### Task directions
Repeat exactly the lines running from the first line of the data to the line containing "30.1, 28.8, 27.3, 25.11, 23.8, 22.0, 19.6, 17.2, 13.5]", both ends included, and nothing else; drop the pictures.

### Records provided
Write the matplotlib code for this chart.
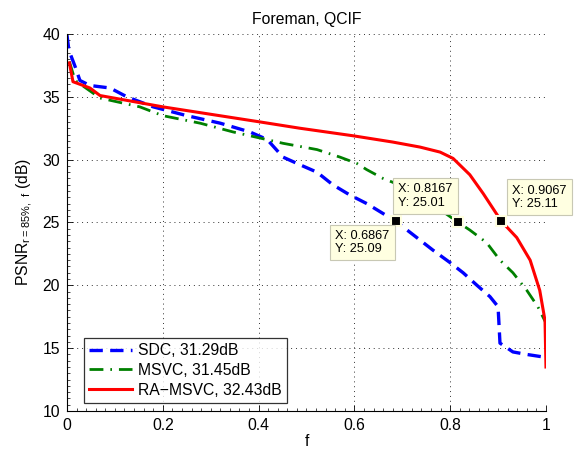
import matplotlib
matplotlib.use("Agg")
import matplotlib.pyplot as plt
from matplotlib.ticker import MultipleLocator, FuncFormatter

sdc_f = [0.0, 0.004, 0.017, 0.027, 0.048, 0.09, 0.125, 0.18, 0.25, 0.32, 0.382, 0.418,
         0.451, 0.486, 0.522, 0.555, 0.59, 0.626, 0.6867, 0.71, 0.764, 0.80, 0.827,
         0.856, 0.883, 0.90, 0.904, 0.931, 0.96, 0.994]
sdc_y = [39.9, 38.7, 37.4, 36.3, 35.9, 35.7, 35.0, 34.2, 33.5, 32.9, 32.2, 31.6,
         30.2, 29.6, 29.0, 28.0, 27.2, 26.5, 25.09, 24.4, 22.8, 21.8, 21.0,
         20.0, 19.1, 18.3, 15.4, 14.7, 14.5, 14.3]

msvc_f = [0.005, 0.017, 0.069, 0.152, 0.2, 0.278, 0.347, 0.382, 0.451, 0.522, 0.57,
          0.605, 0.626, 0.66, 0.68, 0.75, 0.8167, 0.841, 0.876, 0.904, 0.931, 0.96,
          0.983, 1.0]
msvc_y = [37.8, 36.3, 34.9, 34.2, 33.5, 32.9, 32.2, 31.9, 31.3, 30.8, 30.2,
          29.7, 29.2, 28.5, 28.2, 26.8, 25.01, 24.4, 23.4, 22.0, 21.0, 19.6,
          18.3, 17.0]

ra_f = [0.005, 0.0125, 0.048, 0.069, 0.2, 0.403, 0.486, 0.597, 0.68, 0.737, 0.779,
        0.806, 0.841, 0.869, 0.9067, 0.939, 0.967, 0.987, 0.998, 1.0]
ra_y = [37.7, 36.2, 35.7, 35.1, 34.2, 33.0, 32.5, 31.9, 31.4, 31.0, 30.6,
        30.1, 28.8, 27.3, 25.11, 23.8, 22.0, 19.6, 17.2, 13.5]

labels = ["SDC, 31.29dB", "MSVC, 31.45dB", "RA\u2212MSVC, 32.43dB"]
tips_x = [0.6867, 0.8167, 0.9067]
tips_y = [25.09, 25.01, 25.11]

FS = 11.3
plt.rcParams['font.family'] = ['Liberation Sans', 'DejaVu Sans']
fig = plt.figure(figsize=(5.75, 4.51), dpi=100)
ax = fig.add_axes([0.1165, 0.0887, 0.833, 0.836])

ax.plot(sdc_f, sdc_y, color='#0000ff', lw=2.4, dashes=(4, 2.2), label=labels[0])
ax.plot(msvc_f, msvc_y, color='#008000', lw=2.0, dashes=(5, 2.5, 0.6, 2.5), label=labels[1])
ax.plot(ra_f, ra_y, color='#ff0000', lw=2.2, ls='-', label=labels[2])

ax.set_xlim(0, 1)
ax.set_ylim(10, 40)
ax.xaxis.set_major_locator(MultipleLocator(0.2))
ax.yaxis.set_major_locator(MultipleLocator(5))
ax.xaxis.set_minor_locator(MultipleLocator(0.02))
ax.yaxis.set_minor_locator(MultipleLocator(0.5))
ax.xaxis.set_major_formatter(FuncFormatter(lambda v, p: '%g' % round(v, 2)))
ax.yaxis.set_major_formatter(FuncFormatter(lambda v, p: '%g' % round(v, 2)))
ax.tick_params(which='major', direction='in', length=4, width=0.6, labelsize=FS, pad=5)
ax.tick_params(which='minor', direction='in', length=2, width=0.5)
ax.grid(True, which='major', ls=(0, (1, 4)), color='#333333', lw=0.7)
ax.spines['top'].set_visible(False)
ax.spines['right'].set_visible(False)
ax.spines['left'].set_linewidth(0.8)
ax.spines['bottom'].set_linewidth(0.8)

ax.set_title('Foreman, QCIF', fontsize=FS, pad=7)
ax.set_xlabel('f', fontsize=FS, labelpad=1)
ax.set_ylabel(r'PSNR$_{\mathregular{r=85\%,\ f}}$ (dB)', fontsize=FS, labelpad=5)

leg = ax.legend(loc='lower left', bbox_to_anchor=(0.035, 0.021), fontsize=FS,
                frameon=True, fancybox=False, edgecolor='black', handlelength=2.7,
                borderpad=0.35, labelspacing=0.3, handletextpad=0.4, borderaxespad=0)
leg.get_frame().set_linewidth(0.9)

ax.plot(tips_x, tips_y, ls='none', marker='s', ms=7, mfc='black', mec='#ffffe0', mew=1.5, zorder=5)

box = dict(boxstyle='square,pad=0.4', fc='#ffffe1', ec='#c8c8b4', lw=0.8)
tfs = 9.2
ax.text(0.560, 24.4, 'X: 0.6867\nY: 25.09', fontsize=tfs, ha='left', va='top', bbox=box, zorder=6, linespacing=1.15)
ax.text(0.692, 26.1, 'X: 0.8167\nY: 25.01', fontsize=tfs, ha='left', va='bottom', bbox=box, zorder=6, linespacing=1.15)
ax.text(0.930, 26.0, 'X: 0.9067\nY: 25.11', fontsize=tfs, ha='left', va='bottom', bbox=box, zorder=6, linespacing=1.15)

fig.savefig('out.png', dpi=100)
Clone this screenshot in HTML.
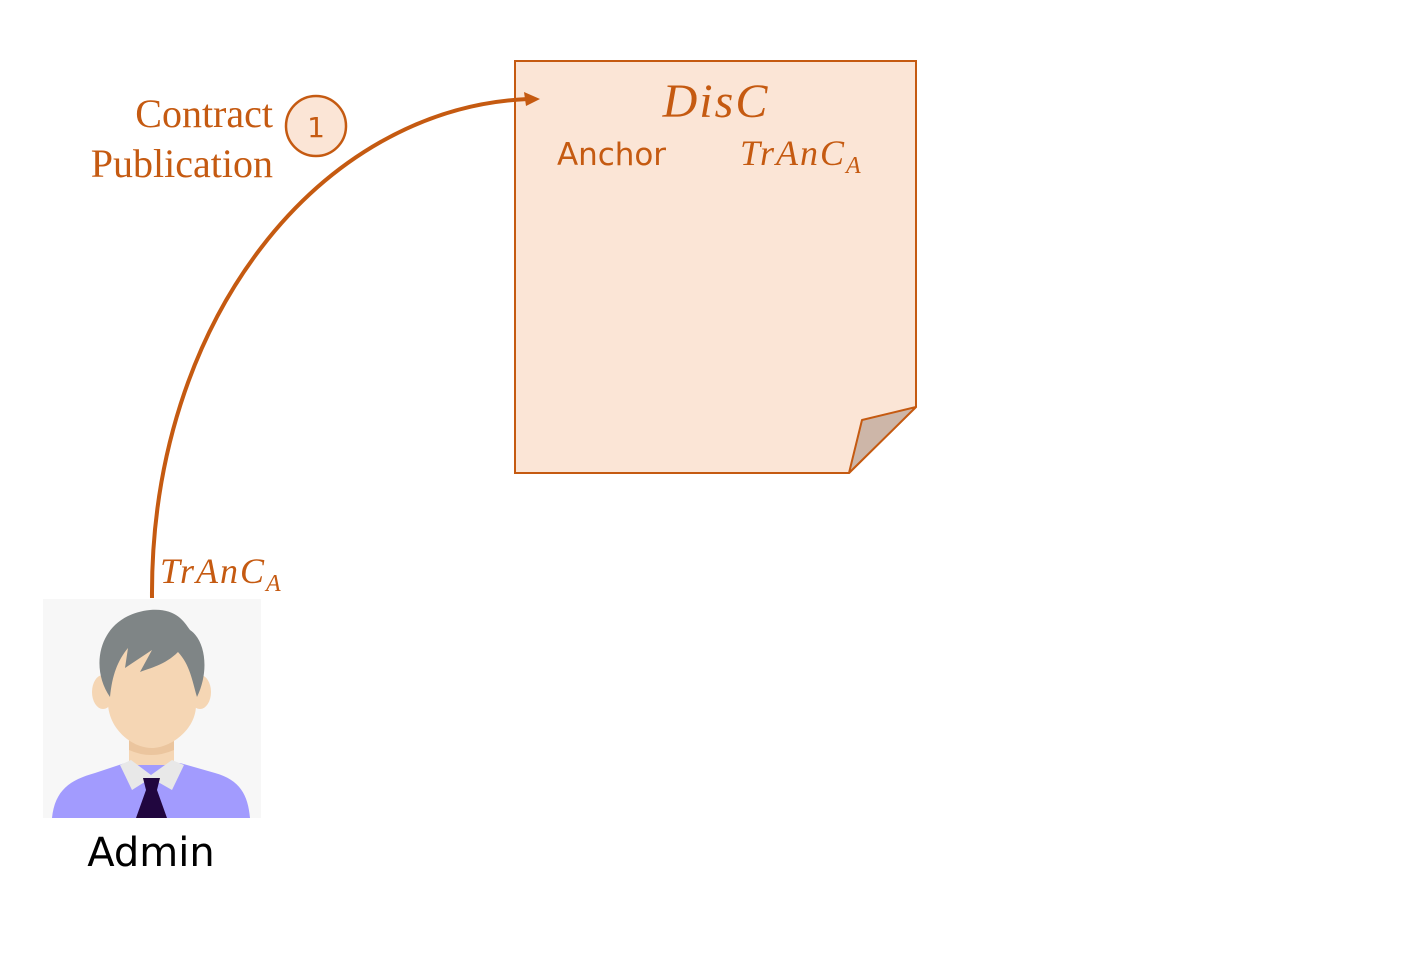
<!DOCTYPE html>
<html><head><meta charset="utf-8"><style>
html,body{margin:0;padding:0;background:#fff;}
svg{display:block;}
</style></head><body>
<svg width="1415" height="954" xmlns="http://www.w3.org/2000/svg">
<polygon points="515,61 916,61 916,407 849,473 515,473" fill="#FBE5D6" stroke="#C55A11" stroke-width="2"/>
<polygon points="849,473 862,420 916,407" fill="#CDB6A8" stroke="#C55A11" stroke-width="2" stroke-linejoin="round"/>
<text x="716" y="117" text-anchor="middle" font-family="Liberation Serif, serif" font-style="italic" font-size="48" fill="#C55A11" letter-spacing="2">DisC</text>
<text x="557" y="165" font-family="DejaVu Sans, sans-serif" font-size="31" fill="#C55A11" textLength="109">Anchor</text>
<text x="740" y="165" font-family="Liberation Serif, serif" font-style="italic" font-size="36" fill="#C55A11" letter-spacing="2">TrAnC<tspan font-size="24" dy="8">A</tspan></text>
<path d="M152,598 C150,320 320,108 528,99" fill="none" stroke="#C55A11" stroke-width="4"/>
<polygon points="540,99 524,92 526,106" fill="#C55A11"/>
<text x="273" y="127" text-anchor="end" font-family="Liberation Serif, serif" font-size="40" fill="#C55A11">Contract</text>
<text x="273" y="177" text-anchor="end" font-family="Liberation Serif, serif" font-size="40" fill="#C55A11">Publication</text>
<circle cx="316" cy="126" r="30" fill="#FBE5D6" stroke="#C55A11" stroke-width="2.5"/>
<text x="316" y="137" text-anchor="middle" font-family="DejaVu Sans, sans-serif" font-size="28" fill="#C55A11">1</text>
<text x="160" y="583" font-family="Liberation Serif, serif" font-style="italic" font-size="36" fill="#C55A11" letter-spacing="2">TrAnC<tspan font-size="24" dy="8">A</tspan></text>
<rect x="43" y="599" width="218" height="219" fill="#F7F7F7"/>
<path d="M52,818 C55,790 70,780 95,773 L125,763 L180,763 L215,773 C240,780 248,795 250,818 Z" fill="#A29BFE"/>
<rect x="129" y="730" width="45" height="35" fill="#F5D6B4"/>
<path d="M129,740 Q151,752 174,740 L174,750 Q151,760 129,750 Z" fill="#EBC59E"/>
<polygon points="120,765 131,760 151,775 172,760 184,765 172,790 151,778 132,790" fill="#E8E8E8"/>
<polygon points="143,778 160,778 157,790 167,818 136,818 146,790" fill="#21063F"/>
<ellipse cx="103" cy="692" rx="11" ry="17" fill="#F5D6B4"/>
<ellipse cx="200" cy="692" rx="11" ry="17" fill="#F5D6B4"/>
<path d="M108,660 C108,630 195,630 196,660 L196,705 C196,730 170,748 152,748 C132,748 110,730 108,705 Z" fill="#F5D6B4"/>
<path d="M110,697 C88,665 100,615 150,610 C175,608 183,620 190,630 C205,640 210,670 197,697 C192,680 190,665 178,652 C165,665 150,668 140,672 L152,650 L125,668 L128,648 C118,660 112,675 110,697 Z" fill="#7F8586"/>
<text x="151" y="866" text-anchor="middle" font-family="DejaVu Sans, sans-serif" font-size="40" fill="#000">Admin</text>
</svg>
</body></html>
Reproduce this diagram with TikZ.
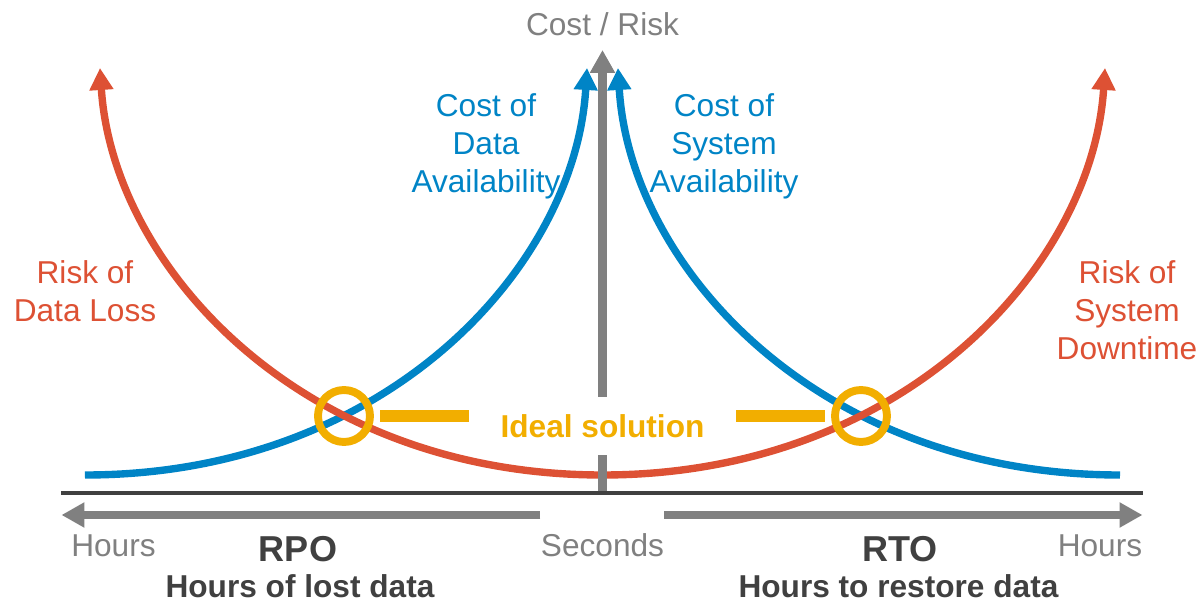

### Correct output
Write the matplotlib code for this chart.
import matplotlib
matplotlib.use("Agg")
import matplotlib.pyplot as plt
from matplotlib.ticker import MultipleLocator, FuncFormatter

sdc_f = [0.0, 0.004, 0.017, 0.027, 0.048, 0.09, 0.125, 0.18, 0.25, 0.32, 0.382, 0.418,
         0.451, 0.486, 0.522, 0.555, 0.59, 0.626, 0.6867, 0.71, 0.764, 0.80, 0.827,
         0.856, 0.883, 0.90, 0.904, 0.931, 0.96, 0.994]
sdc_y = [39.9, 38.7, 37.4, 36.3, 35.9, 35.7, 35.0, 34.2, 33.5, 32.9, 32.2, 31.6,
         30.2, 29.6, 29.0, 28.0, 27.2, 26.5, 25.09, 24.4, 22.8, 21.8, 21.0,
         20.0, 19.1, 18.3, 15.4, 14.7, 14.5, 14.3]

msvc_f = [0.005, 0.017, 0.069, 0.152, 0.2, 0.278, 0.347, 0.382, 0.451, 0.522, 0.57,
          0.605, 0.626, 0.66, 0.68, 0.75, 0.8167, 0.841, 0.876, 0.904, 0.931, 0.96,
          0.983, 1.0]
msvc_y = [37.8, 36.3, 34.9, 34.2, 33.5, 32.9, 32.2, 31.9, 31.3, 30.8, 30.2,
          29.7, 29.2, 28.5, 28.2, 26.8, 25.01, 24.4, 23.4, 22.0, 21.0, 19.6,
          18.3, 17.0]

ra_f = [0.005, 0.0125, 0.048, 0.069, 0.2, 0.403, 0.486, 0.597, 0.68, 0.737, 0.779,
        0.806, 0.841, 0.869, 0.9067, 0.939, 0.967, 0.987, 0.998, 1.0]
ra_y = [37.7, 36.2, 35.7, 35.1, 34.2, 33.0, 32.5, 31.9, 31.4, 31.0, 30.6,
        30.1, 28.8, 27.3, 25.11, 23.8, 22.0, 19.6, 17.2, 13.5]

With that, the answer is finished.